Gorbachev’s Winter Retreat is a modest structure, straddled between the split landscape of old and new Russia. Quoting Edvard Munch (for that Eastern European feel), Dexter Dalwood offers the ousted premier a grim prospect of a lonely, uneventful future as just another forgotten historical figure with nothing but memories, banished to a life of rural idyll and inconsequence.
In his painting of Jackie Onassis’ infamous Mediterranean yacht retreat, Dexter Dalwood has captured the time in a single glance: the over-designed black lacquer tables, the hideous Florida chintz sofa, neo-deco lamps and waterbed. On the wall, Andy Warhol’s diamond dust painting Shoes (Magnin) stamps it all with an exact date: 1980. The painting encompasses all that is perfectly fashionable just like Jackie O herself. It’s only the resounding hollowness of this scene that gives way to thoughts of a tragic heroine: surrounded by all the luxuries money can buy, her only real solace comes from a simple sunset, which she can watch for hours and dream away her grief.
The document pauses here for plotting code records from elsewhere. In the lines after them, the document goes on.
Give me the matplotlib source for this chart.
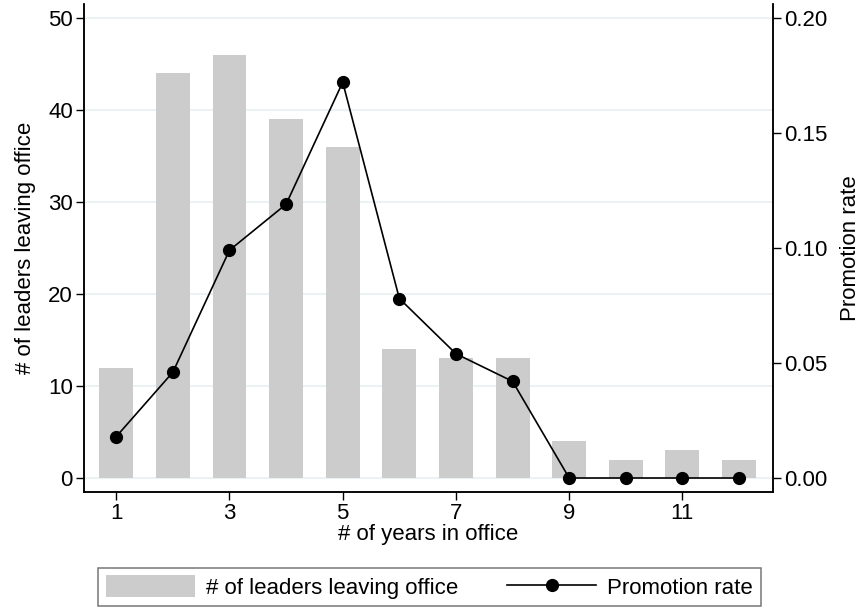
import matplotlib
matplotlib.use("Agg")
import matplotlib.pyplot as plt
from matplotlib.patches import Patch
from matplotlib.lines import Line2D

plt.rcParams['font.family'] = ['Liberation Sans', 'DejaVu Sans']

#####################
# Data
#####################
years = [1, 2, 3, 4, 5, 6, 7, 8, 9, 10, 11, 12]
leaders_leaving = [12, 44, 46, 39, 36, 14, 13, 13, 4, 2, 3, 2]
promotion_rate = [0.018, 0.046, 0.099, 0.119, 0.172, 0.078, 0.054, 0.042, 0.0, 0.0, 0.0, 0.0]

x_ticks = [1, 3, 5, 7, 9, 11]
left_ticks = [0, 10, 20, 30, 40, 50]
right_ticks = [0.0, 0.05, 0.10, 0.15, 0.20]

bar_color = '#cccccc'
grid_color = '#e8f0f1'
fs = 16

#####################
# Plot
#####################
fig = plt.figure(figsize=(8.61, 6.13), dpi=100)
ax = fig.add_axes([84 / 861, 1 - 492 / 613, (773 - 84) / 861, (492 - 4) / 613])
ax2 = ax.twinx()

ax.bar(years, leaders_leaving, width=0.6, color=bar_color, zorder=2)
ax2.plot(years, promotion_rate, color='black', lw=1.2, marker='o', markersize=8.5, zorder=3)

# same vertical mapping on both sides: 0 -> 0.00, 50 -> 0.20
lo, hi = -1.52, 51.5
ax.set_ylim(lo, hi)
ax2.set_ylim(lo * 0.004, hi * 0.004)
ax.set_xlim(0.43, 12.6)

ax.set_yticks(left_ticks)
ax.set_yticklabels([str(v) for v in left_ticks])
ax2.set_yticks(right_ticks)
ax2.set_yticklabels(['%.2f' % v for v in right_ticks])
ax.set_xticks(x_ticks)

for v in left_ticks:
    ax.axhline(v, color=grid_color, lw=1.2, zorder=1)

for a in (ax, ax2):
    a.spines['top'].set_visible(False)
    for s in ('left', 'right', 'bottom'):
        a.spines[s].set_linewidth(1.1)
        a.spines[s].set_color('black')
    a.tick_params(labelsize=fs, length=6, width=1.0, direction='out', pad=2)

ax.set_xlabel('# of years in office', fontsize=fs, labelpad=0)
ax.set_ylabel('# of leaders leaving office', fontsize=fs, labelpad=9)
ax2.set_ylabel('Promotion rate', fontsize=fs, labelpad=9)

handles = [
    Patch(facecolor=bar_color, edgecolor='none'),
    Line2D([], [], color='black', lw=1.2, marker='o', markersize=8.5),
]
leg = fig.legend(handles, ['# of leaders leaving office', 'Promotion rate'],
                 loc='center', bbox_to_anchor=((93 + 766) / 2 / 861, 1 - 587 / 613),
                 ncol=2, fontsize=fs, frameon=True, fancybox=False,
                 handlelength=4.0, handleheight=1.1, columnspacing=2.2,
                 borderpad=0.35, handletextpad=0.5)
leg.get_frame().set_edgecolor('#555555')
leg.get_frame().set_linewidth(1.1)

fig.savefig('out.png', dpi=100)
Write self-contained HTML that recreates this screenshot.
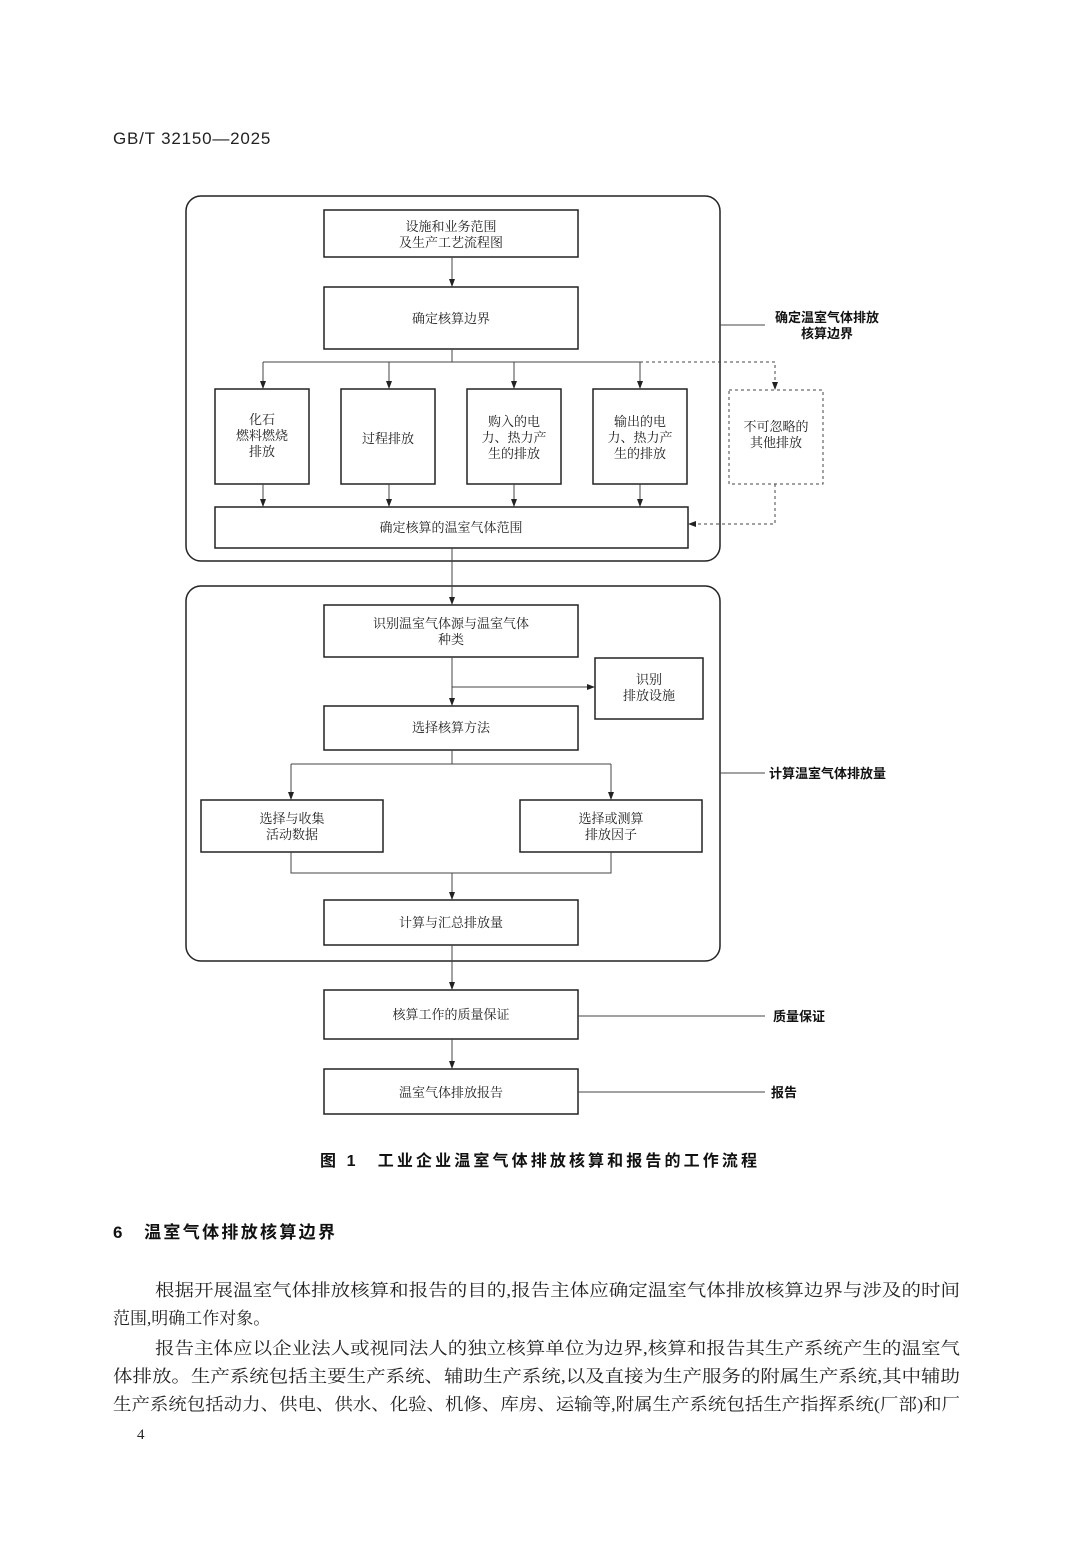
<!DOCTYPE html>
<html><head><meta charset="utf-8"><style>
html,body{margin:0;padding:0;background:#fff;}
svg{display:block}
.s{font-family:"Liberation Serif","Noto Serif CJK SC",serif;}
.b{font-family:"Liberation Sans","Noto Sans CJK SC",sans-serif;font-weight:bold;}
</style></head><body>
<svg width="1080" height="1546" viewBox="0 0 1080 1546" xmlns="http://www.w3.org/2000/svg">
<defs><marker id="a" markerWidth="8" markerHeight="8" refX="7" refY="4" orient="auto" markerUnits="userSpaceOnUse"><path d="M0,1 L8,4 L0,7 Z" fill="#222"/></marker></defs>
<text x="113" y="144" font-family="Liberation Sans, sans-serif" font-size="17" letter-spacing="0.8" fill="#222">GB/T 32150—2025</text>
<g fill="none" stroke="#222" stroke-width="1.5">
<rect x="186" y="196" width="534" height="365" rx="15"/>
<rect x="186" y="586" width="534" height="375" rx="15"/>
<rect x="324" y="210" width="254" height="47"/>
<rect x="324" y="287" width="254" height="62"/>
<rect x="215" y="389" width="94" height="95"/>
<rect x="341" y="389" width="94" height="95"/>
<rect x="467" y="389" width="94" height="95"/>
<rect x="593" y="389" width="94" height="95"/>
<rect x="215" y="507" width="473" height="41"/>
<rect x="324" y="605" width="254" height="52"/>
<rect x="595" y="658" width="108" height="61"/>
<rect x="324" y="706" width="254" height="44"/>
<rect x="201" y="800" width="182" height="52"/>
<rect x="520" y="800" width="182" height="52"/>
<rect x="324" y="900" width="254" height="45"/>
<rect x="324" y="990" width="254" height="49"/>
<rect x="324" y="1069" width="254" height="45"/>
</g>
<g fill="none" stroke="#444" stroke-width="1">
<line x1="452" y1="257" x2="452" y2="286" marker-end="url(#a)"/>
<line x1="452" y1="349" x2="452" y2="362"/>
<line x1="263" y1="362" x2="640" y2="362"/>
<line x1="263" y1="362" x2="263" y2="388" marker-end="url(#a)"/>
<line x1="389" y1="362" x2="389" y2="388" marker-end="url(#a)"/>
<line x1="514" y1="362" x2="514" y2="388" marker-end="url(#a)"/>
<line x1="640" y1="362" x2="640" y2="388" marker-end="url(#a)"/>
<line x1="263" y1="484" x2="263" y2="506" marker-end="url(#a)"/>
<line x1="389" y1="484" x2="389" y2="506" marker-end="url(#a)"/>
<line x1="514" y1="484" x2="514" y2="506" marker-end="url(#a)"/>
<line x1="640" y1="484" x2="640" y2="506" marker-end="url(#a)"/>
<g stroke-dasharray="3,3">
<rect x="729" y="390" width="94" height="94"/>
<polyline points="640,362 775,362 775,389" marker-end="url(#a)"/>
<polyline points="775,484 775,524 689,524" marker-end="url(#a)"/>
</g>
<line x1="452" y1="548" x2="452" y2="604" marker-end="url(#a)"/>
<line x1="720" y1="325" x2="765" y2="325"/>
<line x1="452" y1="657" x2="452" y2="705" marker-end="url(#a)"/>
<line x1="452" y1="687" x2="594" y2="687" marker-end="url(#a)"/>
<line x1="452" y1="750" x2="452" y2="764"/>
<line x1="291" y1="764" x2="611" y2="764"/>
<line x1="291" y1="764" x2="291" y2="799" marker-end="url(#a)"/>
<line x1="611" y1="764" x2="611" y2="799" marker-end="url(#a)"/>
<polyline points="291,852 291,873 611,873 611,852"/>
<line x1="452" y1="873" x2="452" y2="899" marker-end="url(#a)"/>
<line x1="720" y1="773" x2="765" y2="773"/>
<line x1="452" y1="945" x2="452" y2="989" marker-end="url(#a)"/>
<line x1="452" y1="1039" x2="452" y2="1068" marker-end="url(#a)"/>
<line x1="578" y1="1016" x2="765" y2="1016"/>
<line x1="578" y1="1092" x2="765" y2="1092"/>
</g>
<g class="s" font-size="13" fill="#222" text-anchor="middle">
<text x="451" y="231">设施和业务范围</text>
<text x="451" y="247">及生产工艺流程图</text>
<text x="451" y="323">确定核算边界</text>
<text x="262" y="424">化石</text><text x="262" y="440">燃料燃烧</text><text x="262" y="456">排放</text>
<text x="388" y="443">过程排放</text>
<text x="514" y="426">购入的电</text><text x="514" y="442">力、热力产</text><text x="514" y="458">生的排放</text>
<text x="640" y="426">输出的电</text><text x="640" y="442">力、热力产</text><text x="640" y="458">生的排放</text>
<text x="776" y="431">不可忽略的</text><text x="776" y="447">其他排放</text>
<text x="451" y="532">确定核算的温室气体范围</text>
<text x="451" y="628">识别温室气体源与温室气体</text>
<text x="451" y="644">种类</text>
<text x="649" y="684">识别</text><text x="649" y="700">排放设施</text>
<text x="451" y="732">选择核算方法</text>
<text x="292" y="823">选择与收集</text><text x="292" y="839">活动数据</text>
<text x="611" y="823">选择或测算</text><text x="611" y="839">排放因子</text>
<text x="451" y="927">计算与汇总排放量</text>
<text x="451" y="1019">核算工作的质量保证</text>
<text x="451" y="1097">温室气体排放报告</text>
</g>
<g class="b" font-size="13" fill="#111">
<text x="827" y="322" text-anchor="middle">确定温室气体排放</text>
<text x="827" y="338" text-anchor="middle">核算边界</text>
<text x="769" y="778">计算温室气体排放量</text>
<text x="773" y="1021">质量保证</text>
<text x="771" y="1097">报告</text>
<text x="320" y="1166" font-size="16" textLength="437" lengthAdjust="spacing">图 1　工业企业温室气体排放核算和报告的工作流程</text>
<text x="113" y="1238" font-size="17" textLength="222" lengthAdjust="spacing">6　温室气体排放核算边界</text>
</g>
<g class="s" font-size="17" fill="#222">
<text x="155" y="1296" textLength="805" lengthAdjust="spacingAndGlyphs">根据开展温室气体排放核算和报告的目的,报告主体应确定温室气体排放核算边界与涉及的时间</text>
<text x="113" y="1324">范围,明确工作对象。</text>
<text x="155" y="1354" textLength="805" lengthAdjust="spacingAndGlyphs">报告主体应以企业法人或视同法人的独立核算单位为边界,核算和报告其生产系统产生的温室气</text>
<text x="113" y="1382" textLength="847" lengthAdjust="spacingAndGlyphs">体排放。生产系统包括主要生产系统、辅助生产系统,以及直接为生产服务的附属生产系统,其中辅助</text>
<text x="113" y="1410" textLength="847" lengthAdjust="spacingAndGlyphs">生产系统包括动力、供电、供水、化验、机修、库房、运输等,附属生产系统包括生产指挥系统(厂部)和厂</text>
<text x="137" y="1439" font-size="15">4</text>
</g>
</svg>
</body></html>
Based on Buckingham Palace intruder Michael Fagan’s 1982 courtroom account of the monarch’s boudoir, Dexter Dalwood’s The Queen’s Bedroom is imagined with forensic accuracy. Painted in proud Union Jack colours, Dexter Dalwood offers a grim and humorous view to the inner life of royalty. Curtains drawn against the outside world, he portrays a meagre loneliness: the lovelessness of a single bed, only the portrait of a long dead relative for company. The spartan décor of the room suggests a regimented existence; the tight-fisted frugality of a ma’am too cheap to foot the gas bill is cheekily implied with the addition of an electric heater on the floor.
In Bay of Pigs, Dalwood recreates the failed 1961 U.S. attempt to overthrow the Cuban government, a haunting tropical image somewhere between vacation brochure and Apocalypse Now. Along the bottom of the canvas, an upside-down version of Picasso’s Déjeuner sur l’herbe stands in for the foreign shore: while the world is in crisis, Picasso is painting palm trees in Cannes. 19.04.61 is engraved on a nearby rock, stolen from a Picasso painting finished that very day.
Room 100 at New York’s Chelsea Hotel is the infamous site of the violent death of Nancy Spungen, allegedly at the hands of her boyfriend Sid Vicious. Dexter Dalwood paints this scene with clinical detachment: the chaotic room is devoid of salacious detail, dehumanised in its simplicity. Dexter Dalwood portrays an unglamorous fantasy of seedy realism as sanitised through media. The composition is riddled with pairs: lamps, cupboard doors and bed frames act as coupled shapes, insinuating an eternal togetherness. The broken bed is symbolic of tragic breakdown. At the foot of the bed is an upturned TV, its image frozen on two black-clad figures: one large and one small, reflective of fragility and ego. On the floor, Dexter Dalwood paints a pool of melting candles, suggestive of drug culture but also the adage that those who shine brightest burn quickest.